According to the Times, the report was highly critical of the State Department’s “lack of seasoned security personnel” and reliance on “untested local militias to safeguard the compound” in Benghazi. 

More from the Times:

The investigation into the attack on the diplomatic mission and the C.I.A. annex in Benghazi that resulted in the deaths of Ambassador J. Christopher Stevens and three other Americans also faulted State Department officials in Washington for ignoring requests from the American Embassy in Tripoli for more guards for the mission and for failing to make sufficient safety upgrades.

The panel also said American intelligence officials had relied too much on specific warnings of imminent attacks, which they did not have in the case of Benghazi, rather than basing assessments more broadly on a deteriorating security environment. By this spring, Benghazi, a hotbed of militant activity in eastern Libya, had experienced a string of assassinations, an attack on a British envoy’s motorcade and the explosion of a bomb outside the American Mission.

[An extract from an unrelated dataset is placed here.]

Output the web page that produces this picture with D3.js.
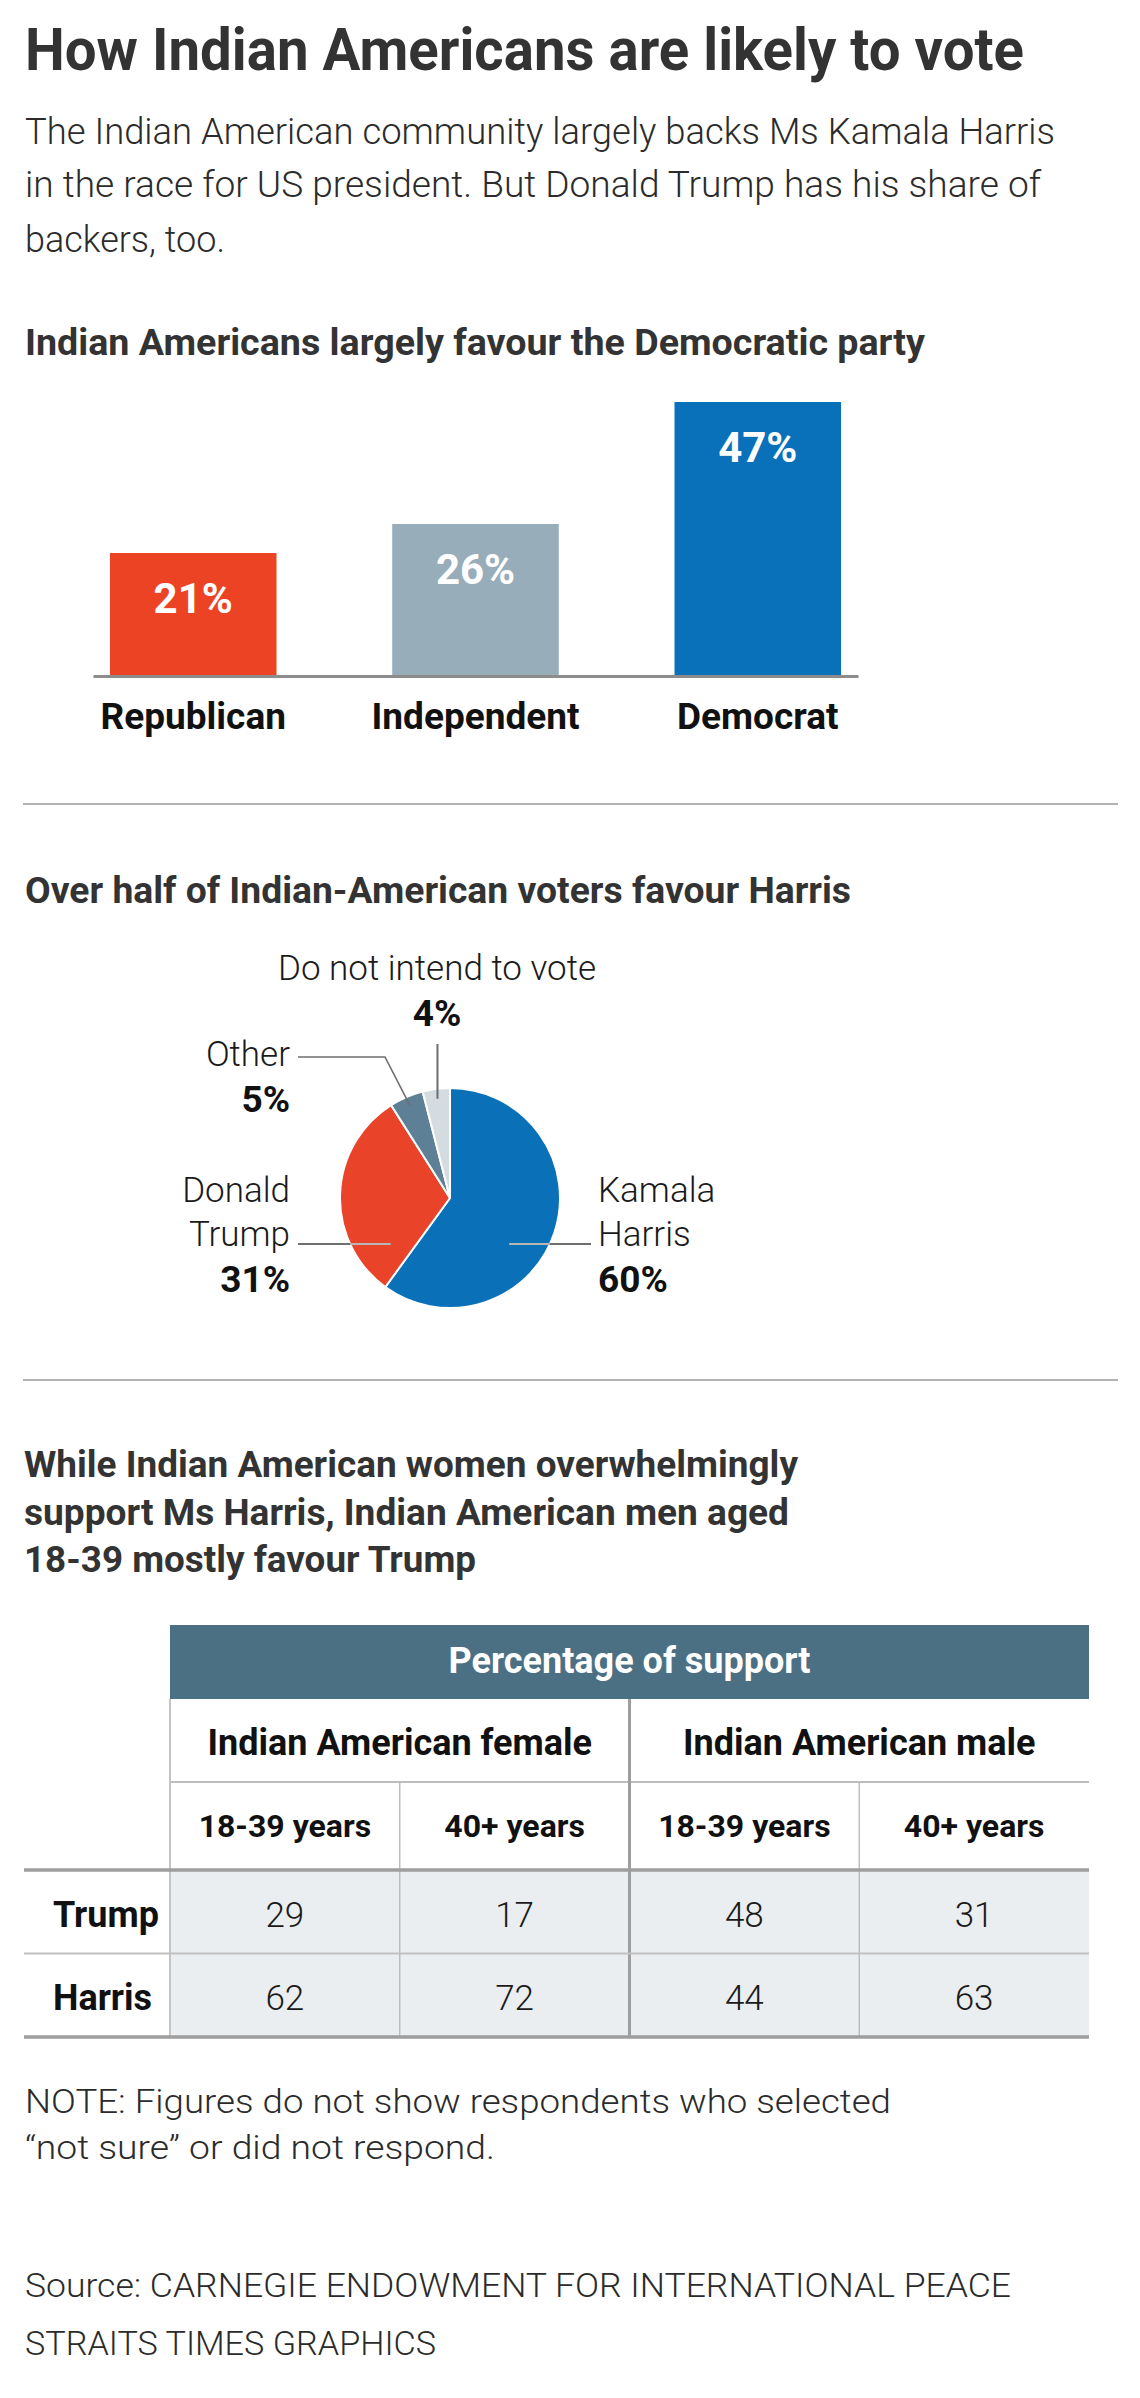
<!DOCTYPE html>
<html>
<head>
<meta charset="utf-8">
<script src="https://cdn.jsdelivr.net/npm/d3@7"></script>
<style>
    html, body { margin: 0; padding: 0; background: #fff; }
    svg { display: block; }
</style>
</head>
<body>
<div id="chart"></div>
<script>
(function () {
    // Bar chart: party identification
    var parties = ['Republican', 'Independent', 'Democrat'];
    var partyShares = [21, 26, 47];
    var partyColors = ['#ec4324', '#97adba', '#0971ba'];

    // Pie chart: vote intention
    var candidates = ['Kamala Harris', 'Donald Trump', 'Other', 'Do not intend to vote'];
    var candidateShares = [60, 31, 5, 4];
    var candidateColors = ['#0a70b8', '#e9432a', '#5d8096', '#d4dce1'];

    // Table: support by gender and age
    var genderGroups = ['Indian American female', 'Indian American male'];
    var ageBands = ['18-39 years', '40+ years', '18-39 years', '40+ years'];
    var tableRows = ['Trump', 'Harris'];
    var trumpSupport = [29, 17, 48, 31];
    var harrisSupport = [62, 72, 44, 63];

    var FONT = 'Roboto, "Noto Sans", "Liberation Sans", sans-serif';
    var W = 1140, H = 2398;

    var svg = d3.select('#chart').append('svg')
        .attr('width', W)
        .attr('height', H)
        .style('font-family', FONT);

    // plain text helper, width squeezes the run to the measured length
    function text(x, y, str, size, weight, fill, anchor, width) {
        var t = svg.append('text')
            .attr('x', x)
            .attr('y', y)
            .attr('font-size', size)
            .attr('font-weight', weight)
            .attr('fill', fill)
            .attr('text-anchor', anchor || 'start')
            .text(str);
        if (width) {
            t.attr('textLength', width).attr('lengthAdjust', 'spacingAndGlyphs');
        }
        return t;
    }

    function rule(x1, x2, y, color, w) {
        svg.append('line')
            .attr('x1', x1).attr('x2', x2)
            .attr('y1', y).attr('y2', y)
            .attr('stroke', color)
            .attr('stroke-width', w);
    }

    // Header
    text(25, 70, 'How Indian Americans are likely to vote', 59, 700, '#333', 'start', 999);
    text(25, 144, 'The Indian American community largely backs Ms Kamala Harris', 37, 300, '#2b2b2b', 'start', 1030);
    text(25, 197, 'in the race for US president. But Donald Trump has his share of', 37, 300, '#2b2b2b', 'start', 1016);
    text(25, 252, 'backers, too.', 37, 300, '#2b2b2b', 'start', 200);

    // ---- Bar chart ----
    text(25, 355, 'Indian Americans largely favour the Democratic party', 37, 700, '#333', 'start', 900);

    var bars = parties.map(function (p, i) {
        return { party: p, value: partyShares[i], color: partyColors[i] };
    });

    var xBar = d3.scaleBand()
        .domain(parties)
        .range([93, 858])
        .paddingInner(0.41)
        .paddingOuter(0.06);

    var yBar = d3.scaleLinear()
        .domain([0, 47])
        .range([675, 402]);

    svg.append('g').selectAll('rect')
        .data(bars)
        .enter()
        .append('rect')
        .attr('x', function (d) { return xBar(d.party); })
        .attr('y', function (d) { return yBar(d.value); })
        .attr('width', xBar.bandwidth())
        .attr('height', function (d) { return yBar(0) - yBar(d.value); })
        .attr('fill', function (d) { return d.color; });

    svg.append('g').selectAll('text')
        .data(bars)
        .enter()
        .append('text')
        .attr('x', function (d) { return xBar(d.party) + xBar.bandwidth() / 2; })
        .attr('y', function (d) { return yBar(d.value) + 60; })
        .attr('text-anchor', 'middle')
        .attr('font-size', 42)
        .attr('font-weight', 700)
        .attr('fill', '#fff')
        .text(function (d) { return d.value + '%'; });

    var axis = svg.append('g')
        .attr('transform', 'translate(0,676)')
        .call(d3.axisBottom(xBar).tickSize(0).tickSizeOuter(0).tickPadding(27));
    axis.select('.domain').attr('stroke', '#8c8c8c').attr('stroke-width', 3);
    axis.selectAll('text')
        .attr('font-family', FONT)
        .attr('font-size', 37)
        .attr('font-weight', 700)
        .attr('fill', '#111');

    rule(23, 1118, 804, '#b3b3b3', 2);

    // ---- Pie chart ----
    text(25, 903, 'Over half of Indian-American voters favour Harris', 37, 700, '#333', 'start', 826);

    var cx = 450, cy = 1198, R = 110;
    var slices = candidates.map(function (c, i) {
        return { name: c, value: candidateShares[i], color: candidateColors[i] };
    });

    var pie = d3.pie().sort(null).value(function (d) { return d.value; });
    var arc = d3.arc().innerRadius(0).outerRadius(R);
    var arcs = pie(slices);

    var pieG = svg.append('g').attr('transform', 'translate(' + cx + ',' + cy + ')');
    pieG.selectAll('path')
        .data(arcs)
        .enter()
        .append('path')
        .attr('d', arc)
        .attr('fill', function (d) { return d.data.color; })
        .attr('stroke', '#fff')
        .attr('stroke-width', 2);

    function polar(a, r) {
        return [cx + r * Math.sin(a), cy - r * Math.cos(a)];
    }

    // label placement for each slice, same order as candidates
    var pieLabelLayout = [
        { x: 598, y: 1202, anchor: 'start', wrap: true, leader: 'side', ly: 1244, lx: 591 },
        { x: 290, y: 1202, anchor: 'end', wrap: true, leader: 'side', ly: 1244, lx: 298 },
        { x: 290, y: 1066, anchor: 'end', wrap: false, leader: 'elbow', ly: 1057, lx: 298, ex: 385 },
        { x: 437, y: 980, anchor: 'middle', wrap: false, leader: 'up', ly: 1044 }
    ];

    arcs.forEach(function (d, i) {
        var L = pieLabelLayout[i];
        var lines = L.wrap ? d.data.name.split(' ') : [d.data.name];
        lines.forEach(function (ln, k) {
            text(L.x, L.y + k * 44, ln, 35, 300, '#1a1a1a', L.anchor);
        });
        text(L.x, L.y + lines.length * 44 + 2, d.data.value + '%', 37, 700, '#111', L.anchor);

        var mid = (d.startAngle + d.endAngle) / 2;
        var leader = svg.append('g').attr('fill', 'none').attr('stroke', '#6e6e6e').attr('stroke-width', 2);
        if (L.leader === 'side') {
            var dy = L.ly - cy;
            var side = Math.sin(mid) >= 0 ? 1 : -1;
            var inX = cx + side * Math.sqrt(75 * 75 - dy * dy);
            var edgeX = cx + side * Math.sqrt(R * R - dy * dy);
            leader.append('line').attr('x1', inX).attr('x2', L.lx).attr('y1', L.ly).attr('y2', L.ly);
            leader.append('line').attr('x1', inX).attr('x2', edgeX).attr('y1', L.ly).attr('y2', L.ly)
                .attr('stroke', '#fff').attr('stroke-width', 1);
        } else if (L.leader === 'elbow') {
            var p = polar(mid, 100);
            leader.append('path')
                .attr('stroke-width', 1.6)
                .attr('d', 'M' + L.lx + ',' + L.ly + 'H' + L.ex + 'L' + p[0] + ',' + p[1]);
        } else {
            var q = polar(mid, 100);
            leader.append('line').attr('x1', q[0]).attr('x2', q[0]).attr('y1', L.ly).attr('y2', q[1]);
        }
    });

    rule(23, 1118, 1380, '#b3b3b3', 2);

    // ---- Table ----
    text(24, 1477, 'While Indian American women overwhelmingly', 37, 700, '#333', 'start', 774);
    text(24, 1525, 'support Ms Harris, Indian American men aged', 37, 700, '#333', 'start', 765);
    text(24, 1572, '18-39 mostly favour Trump', 37, 700, '#333', 'start', 452);

    var tLeft = 170, tRight = 1089;
    var colX = d3.scaleBand().domain(d3.range(ageBands.length)).range([tLeft, tRight]);
    var groupX = d3.scaleBand().domain(genderGroups).range([tLeft, tRight]);
    var rowY = d3.scaleBand().domain(tableRows).range([1870, 2037]);
    var values = { Trump: trumpSupport, Harris: harrisSupport };

    // header band
    svg.append('rect')
        .attr('x', tLeft).attr('y', 1625)
        .attr('width', tRight - tLeft).attr('height', 74)
        .attr('fill', '#4b7083');
    text((tLeft + tRight) / 2, 1673, 'Percentage of support', 36, 700, '#fff', 'middle');

    // data background
    svg.append('rect')
        .attr('x', tLeft).attr('y', rowY.range()[0])
        .attr('width', tRight - tLeft).attr('height', rowY.range()[1] - rowY.range()[0])
        .attr('fill', '#eaeef1');

    svg.append('g').selectAll('text')
        .data(genderGroups)
        .enter()
        .append('text')
        .attr('x', function (d) { return groupX(d) + groupX.bandwidth() / 2; })
        .attr('y', 1755)
        .attr('text-anchor', 'middle')
        .attr('font-size', 36)
        .attr('font-weight', 700)
        .attr('fill', '#111')
        .text(function (d) { return d; });

    svg.append('g').selectAll('text')
        .data(ageBands)
        .enter()
        .append('text')
        .attr('x', function (d, i) { return colX(i) + colX.bandwidth() / 2; })
        .attr('y', 1837)
        .attr('text-anchor', 'middle')
        .attr('font-size', 32)
        .attr('font-weight', 700)
        .attr('fill', '#111')
        .text(function (d) { return d; });

    tableRows.forEach(function (r) {
        var yb = rowY(r) + rowY.bandwidth() / 2 + 15;
        text(53, yb, r, 36, 700, '#111', 'start');
        svg.append('g').selectAll('text')
            .data(values[r])
            .enter()
            .append('text')
            .attr('x', function (d, i) { return colX(i) + colX.bandwidth() / 2; })
            .attr('y', yb)
            .attr('text-anchor', 'middle')
            .attr('font-size', 35)
            .attr('font-weight', 300)
            .attr('fill', '#1a1a1a')
            .text(function (d) { return d; });
    });

    // grid lines
    rule(tLeft, tRight, 1782, '#bdbdbd', 2);
    svg.append('line')
        .attr('x1', tLeft).attr('x2', tLeft)
        .attr('y1', 1699).attr('y2', 2037)
        .attr('stroke', '#c4c4c4').attr('stroke-width', 2);
    [1, 3].forEach(function (i) {
        svg.append('line')
            .attr('x1', colX(i)).attr('x2', colX(i))
            .attr('y1', 1782).attr('y2', 2037)
            .attr('stroke', '#bdbdbd').attr('stroke-width', 1.5);
    });
    svg.append('line')
        .attr('x1', groupX(genderGroups[1])).attr('x2', groupX(genderGroups[1]))
        .attr('y1', 1699).attr('y2', 2037)
        .attr('stroke', '#9e9e9e').attr('stroke-width', 3);
    rule(24, tRight, 1870, '#9e9e9e', 3.5);
    rule(24, tRight, rowY('Harris'), '#c0c0c0', 2);
    rule(24, tRight, 2037, '#9e9e9e', 3.5);

    // Footer
    text(25, 2113, 'NOTE: Figures do not show respondents who selected', 33, 300, '#2b2b2b', 'start', 866);
    text(25, 2159, '\u201Cnot sure\u201D or did not respond.', 33, 300, '#2b2b2b', 'start', 470);
    text(25, 2297, 'Source: CARNEGIE ENDOWMENT FOR INTERNATIONAL PEACE', 33, 300, '#2b2b2b', 'start', 986);
    text(25, 2355, 'STRAITS TIMES GRAPHICS', 33, 300, '#2b2b2b', 'start', 411);
})();
</script>
</body>
</html>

Finally, the report blamed two major State Department bureaus — Diplomatic Security and Near Eastern Affairs — for failing to coordinate and plan adequate security. The panel also determined that a number of officials had shown poor leadership, but they were not identified in the unclassified version of the report that was released.

“Systemic failures and leadership and management deficiencies at senior levels within two bureaus,” the report said, resulted in security “that was inadequate for Benghazi and grossly inadequate to deal with the attack that took place.”